§ Work to complete
Repeat each record below exactly, dropping the pictures.

[start]

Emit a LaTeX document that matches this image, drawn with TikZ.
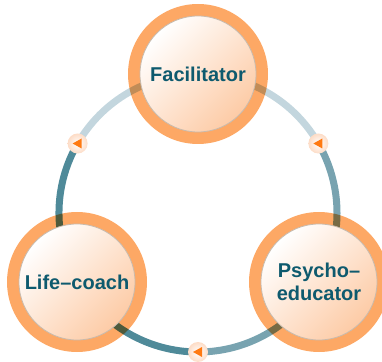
\documentclass[tikz,border=0pt]{standalone}
\usepackage{fontspec}
\setmainfont{Liberation Sans}
\usetikzlibrary{calc}
\definecolor{ringorange}{HTML}{FDA865}
\definecolor{peach}{HTML}{FDCBA6}
\definecolor{markpeach}{HTML}{FDDCC6}
\definecolor{txt}{HTML}{0E5A6E}
\definecolor{arclight}{HTML}{C3D6DE}
\definecolor{arcdark}{HTML}{4F8A99}
\definecolor{arcmid}{HTML}{78A3B0}
\definecolor{tri}{HTML}{FF7A12}
\definecolor{rimgray}{HTML}{C8BBAE}
\tikzset{
  outerring/.style={fill=ringorange},
  innerdisk/.style={top color=white, bottom color=peach, shading angle=45, draw=rimgray, line width=0.8pt},
  rolelabel/.style={font=\bfseries\fontsize{20}{23}\selectfont, text=txt, align=center},
  cyclearc/.style={line width=7pt},
  markerdisk/.style={inner color=white, outer color=markpeach},
}
\begin{document}
\begin{tikzpicture}[x=1pt,y=1pt]
\useasboundingbox (0,0) rectangle (382,361);
\clip (0,0) rectangle (382,361);
\coordinate (O) at (198,148);
\coordinate (cF) at (198,287);
\coordinate (cL) at (77,79);
\coordinate (cP) at (319,79);
\coordinate (m1) at ($(O)+(150:139)$);
\coordinate (m2) at ($(O)+(30:139)$);
\coordinate (m3) at ($(O)+(270:139)$);
% orange rings
\fill[outerring] (cF) circle (70);
\fill[outerring] (cL) circle (70);
\fill[outerring] (cP) circle (70);
% cycle arcs
\begin{scope}[blend mode=multiply]
\draw[cyclearc, arclight] (m2) arc (30:150:139);
\draw[cyclearc, arcdark] (m1) arc (150:270:139);
\draw[cyclearc, arcmid] (m3) arc (270:390:139);
\end{scope}
% inner disks
\shadedraw[innerdisk] (cF) circle (58);
\shadedraw[innerdisk] (cL) circle (58);
\shadedraw[innerdisk] (cP) circle (58);
% labels
\node[rolelabel] (fac) at (cF) {Facilitator};
\node[rolelabel] (life) at (cL) {Life–coach};
\node[rolelabel] (psy) at (cP) {Psycho–\\educator};
% markers
\foreach \m in {m1,m2,m3}{
  \shade[markerdisk] (\m) circle (10);
  \fill[tri] ($(\m)+(-5,0)$) -- ++(9,5) -- ++(0,-10) -- cycle;
}
\end{tikzpicture}
\end{document}
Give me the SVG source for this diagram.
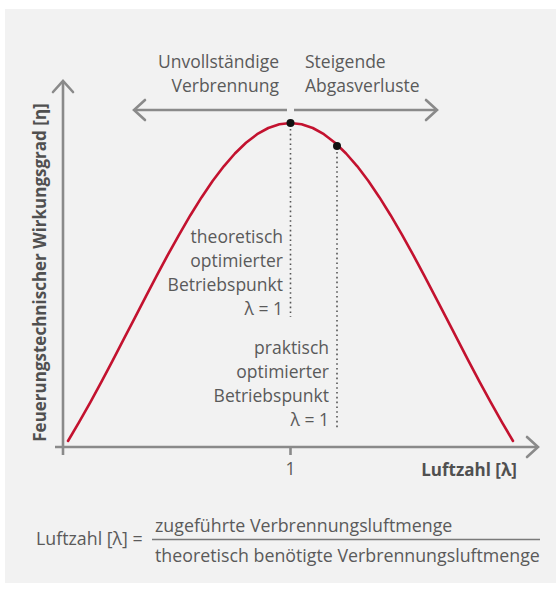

[end]

§ Finished answer
Emit a LaTeX document that matches this image, drawn with TikZ.
\documentclass[tikz,border=0pt]{standalone}
\usepackage{fontspec}
\setmainfont{Liberation Sans}
\usetikzlibrary{calc}
\definecolor{ringorange}{HTML}{FDA865}
\definecolor{peach}{HTML}{FDCBA6}
\definecolor{markpeach}{HTML}{FDDCC6}
\definecolor{txt}{HTML}{0E5A6E}
\definecolor{arclight}{HTML}{C3D6DE}
\definecolor{arcdark}{HTML}{4F8A99}
\definecolor{arcmid}{HTML}{78A3B0}
\definecolor{tri}{HTML}{FF7A12}
\definecolor{rimgray}{HTML}{C8BBAE}
\tikzset{
  outerring/.style={fill=ringorange},
  innerdisk/.style={top color=white, bottom color=peach, shading angle=45, draw=rimgray, line width=0.8pt},
  rolelabel/.style={font=\bfseries\fontsize{20}{23}\selectfont, text=txt, align=center},
  cyclearc/.style={line width=7pt},
  markerdisk/.style={inner color=white, outer color=markpeach},
}
\begin{document}
\begin{tikzpicture}[x=1pt,y=1pt]
\useasboundingbox (0,0) rectangle (382,361);
\clip (0,0) rectangle (382,361);
\coordinate (O) at (198,148);
\coordinate (cF) at (198,287);
\coordinate (cL) at (77,79);
\coordinate (cP) at (319,79);
\coordinate (m1) at ($(O)+(150:139)$);
\coordinate (m2) at ($(O)+(30:139)$);
\coordinate (m3) at ($(O)+(270:139)$);
% orange rings
\fill[outerring] (cF) circle (70);
\fill[outerring] (cL) circle (70);
\fill[outerring] (cP) circle (70);
% cycle arcs
\begin{scope}[blend mode=multiply]
\draw[cyclearc, arclight] (m2) arc (30:150:139);
\draw[cyclearc, arcdark] (m1) arc (150:270:139);
\draw[cyclearc, arcmid] (m3) arc (270:390:139);
\end{scope}
% inner disks
\shadedraw[innerdisk] (cF) circle (58);
\shadedraw[innerdisk] (cL) circle (58);
\shadedraw[innerdisk] (cP) circle (58);
% labels
\node[rolelabel] (fac) at (cF) {Facilitator};
\node[rolelabel] (life) at (cL) {Life–coach};
\node[rolelabel] (psy) at (cP) {Psycho–\\educator};
% markers
\foreach \m in {m1,m2,m3}{
  \shade[markerdisk] (\m) circle (10);
  \fill[tri] ($(\m)+(-5,0)$) -- ++(9,5) -- ++(0,-10) -- cycle;
}
\end{tikzpicture}
\end{document}
Give me the SVG source for this diagram.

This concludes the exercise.